This Week, I Read… (2022 #6)

#14 – Reamde, by Neal Stephenson

  • Rating: 1/5 stars

It causes me almost physical pain to do this, but DNF @ 33%. This is the first Stephenson novel I’ve ever given up on.

Okay, I did bounce off Anathem at first, I had to wait a little bit and start that one over, but that was more because I wasn’t in the right frame of mind when I started it for something even more esoteric than his usual fare. With Reamde, I’m honestly just bored.

How has a promising beginning about the complex ecosystem surrounding a MMORPG designed from its base level to support gold farmers and money laundering degenerate into a jaw-grindingly bland and bloated action-movie script so quickly? Why are there suddenly Muslim terrorists introduced? Let me be clear, I’m aware of when this was published and I didn’t give it a try until ten years later, but I was already exhausted by the ever-present Muslim terrorist plot by 2011, so it’s not like I would have enjoyed it then, either. I don’t want to read something that relies on that overdone antagonist, and I especially don’t want to read Stephenson’s version of it.

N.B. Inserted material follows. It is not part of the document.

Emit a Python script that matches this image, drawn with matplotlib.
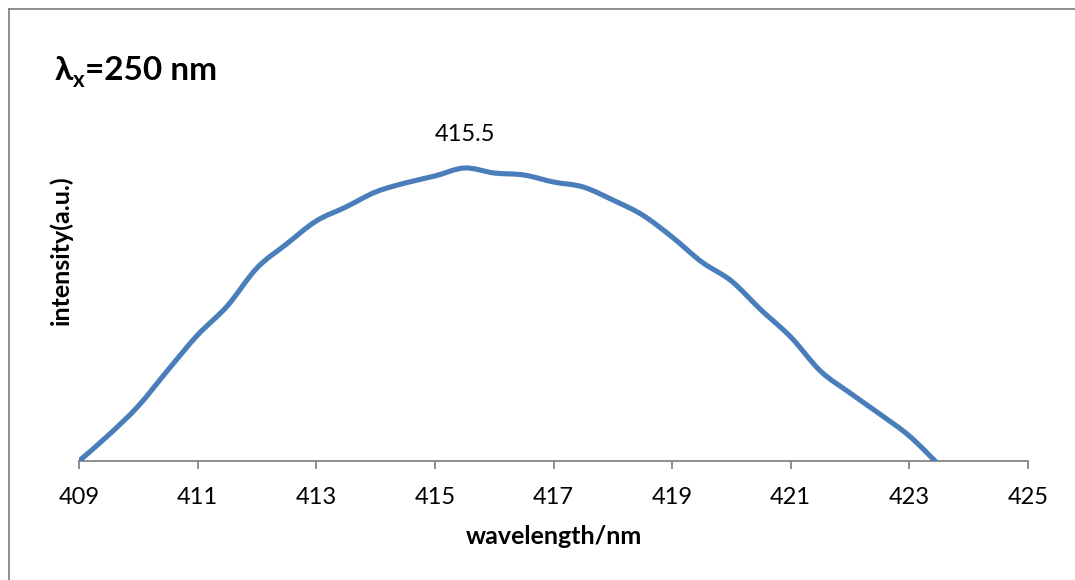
import matplotlib
matplotlib.use("Agg")
import matplotlib.pyplot as plt
from matplotlib.path import Path
from matplotlib.patches import PathPatch
from matplotlib.lines import Line2D
import numpy as np

plt.rcParams['font.family'] = ['Lato', 'DejaVu Sans']

# ---- data ----
wavelength = [409, 409.5, 410, 410.5, 411, 411.5, 412, 412.5, 413, 413.5,
              414, 414.5, 415, 415.5, 416, 416.5, 417, 417.5, 418, 418.5,
              419, 419.5, 420, 420.5, 421, 421.5, 422, 422.5, 423, 423.5]
intensity = [0, 26, 55, 91, 126, 155, 193, 217, 240, 254,
             269, 278, 285, 293, 288, 286, 279, 274, 261, 246,
             224, 199, 180, 151, 124, 90, 68, 47, 25, -4]
peak_label = "415.5"
peak_x = 415.5
xticks = [409, 411, 413, 415, 417, 419, 421, 423, 425]
title_sym = "λ"
title_sub = "x"
title_rest = "=250 nm"
xlabel = "wavelength/nm"
ylabel = "intensity(a.u.)"

LINE_COLOR = "#4a7ebb"
AXIS_GRAY = "#868686"

W, H = 1075, 580
fig = plt.figure(figsize=(W / 100, H / 100), dpi=100)
ax = fig.add_axes([79 / W, 1 - 461 / H, (1028 - 79) / W, 361 / H])

# smoothed line (Excel-style Catmull-Rom Bezier through the data points)
pts = np.column_stack([wavelength, intensity]).astype(float)
n = len(pts)
verts = [tuple(pts[0])]
codes = [Path.MOVETO]
for i in range(n - 1):
    p0 = pts[i - 1] if i > 0 else pts[i]
    p1 = pts[i]
    p2 = pts[i + 1]
    p3 = pts[i + 2] if i + 2 < n else pts[i + 1]
    c1 = p1 + (p2 - p0) / 6.0
    c2 = p2 - (p3 - p1) / 6.0
    verts += [tuple(c1), tuple(c2), tuple(p2)]
    codes += [Path.CURVE4] * 3
patch = PathPatch(Path(verts, codes), fill=False, edgecolor=LINE_COLOR,
                  linewidth=3.7, capstyle='butt', joinstyle='round', zorder=3)
ax.add_patch(patch)

ax.set_xlim(409, 425)
ax.set_ylim(0, 361)
ax.set_xticks(xticks)
ax.set_yticks([])
for s in ['left', 'right', 'top']:
    ax.spines[s].set_visible(False)
ax.spines['bottom'].set_color(AXIS_GRAY)
ax.spines['bottom'].set_linewidth(1.3)
ax.tick_params(axis='x', direction='out', length=6, width=1.3, color=AXIS_GRAY,
               labelsize=17, pad=13, labelcolor='black')
ax.set_xlabel(xlabel, fontsize=18, fontweight='bold', labelpad=12)
ax.set_ylabel(ylabel, fontsize=18, fontweight='bold')
ax.yaxis.label.set_verticalalignment('center')
ax.yaxis.set_label_coords((61 - 79) / 949, (461 - 250) / 361)

peak_y = intensity[wavelength.index(peak_x)]
ax.annotate(peak_label, xy=(peak_x, peak_y), xytext=(0, 24),
            textcoords='offset points', ha='center', va='center', fontsize=17)

# title: upright lambda with subscript x
t1 = fig.text(55 / W, 1 - 80 / H, title_sym, fontsize=24, fontweight='bold',
              ha='left', va='baseline')
fig.canvas.draw()
r = fig.canvas.get_renderer()
bb1 = t1.get_window_extent(r)
t2 = fig.text(bb1.x1 / W, (H - 87) / H, title_sub, fontsize=16, fontweight='bold',
              ha='left', va='baseline')
bb2 = t2.get_window_extent(r)
fig.text(bb2.x1 / W, 1 - 80 / H, title_rest, fontsize=24, fontweight='bold',
         ha='left', va='baseline')

# outer chart frame (partially visible: left and top edges)
fig.add_artist(Line2D([9 / W, 9 / W], [0, 1 - 9 / H], transform=fig.transFigure,
                      color=AXIS_GRAY, linewidth=1.3))
fig.add_artist(Line2D([9 / W, 1], [1 - 9 / H, 1 - 9 / H], transform=fig.transFigure,
                      color=AXIS_GRAY, linewidth=1.3))

fig.savefig("out.png", dpi=100)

I’m also already tired of Zula as the damsel in distress. When I decided to give up, I leafed randomly through some of the later pages looking for hints about what I was missing, and yeah, everybody is still trying to save Zula very late into the book. I’m not interested. I don’t even dislike her as a character, as much as I’ve seen her–she’s obviously intelligent, and is always trying to think of when/how to escape, how not to get herself killed, how to minimize the harm her captors are doing to others. She’s a good person. But at this point she’s the only major female character, as Yuxia is clearly a minor one and I only just got past the introduction to the MI6 spy who accidentally gets caught up in this hullabaloo, so I don’t know if she’s going to be major or not. (Though the sudden divergence from the plot we already know into her backstory and setup actually revived my flagging interest for a bit, because that’s one of the things I do love about Stephenson, the unpredictability of what he thinks is going to capture our attention. But it wasn’t enough.)

There’s a possibility I’ll go back for this someday, like I did with Anathem, but probably only if my husband (also a lifelong Stephenson fan) reads it and tells me it’s worth my time after all. I’ll move the copy to his shelf, and we’ll see what happens in the future, but for the moment it’s time for me to move on.

#15 – The Hating Game, by Sally Thorne

  • Rating: 4/5 stars

Well, that was fun.

Enemies-to-lovers sometimes falls flat with me when the war is either too vicious, or not vicious enough. They’re not really enemies if the barbs thrown couldn’t be hurtful, but too hurtful doesn’t leave a lot of plausibility for forgiveness, let alone love.

I don’t love everything about this story, but I do think it hit the right balance with its level of conflict. By framing the leads’ dislike of each other as a game, one they’re both shown to play vigorously and enjoy immensely, it leaves the door open for their relationship to change.

And since I’m a total sucker for guys who are stoic or even cold on the outside but charmingly vulnerable teddy bears underneath, I liked Josh quite a lot, even when he was saying things that, in other situations, I would find unattractive. Again, because it’s a game, and also because Lucy is being just as awful, Josh’s meanness doesn’t disqualify him as a good romantic hero, to me.

I finally got around to reading this when the giveaway for the movie tie-in edition popped up in my feed–I’d been meaning to get this from the library for ages and never quite getting to it. For all the romances I read, I generally don’t actually watch rom-coms, but if the movie doesn’t mess with the quality of banter in this story, I think it’s definitely got potential and I might even watch it someday.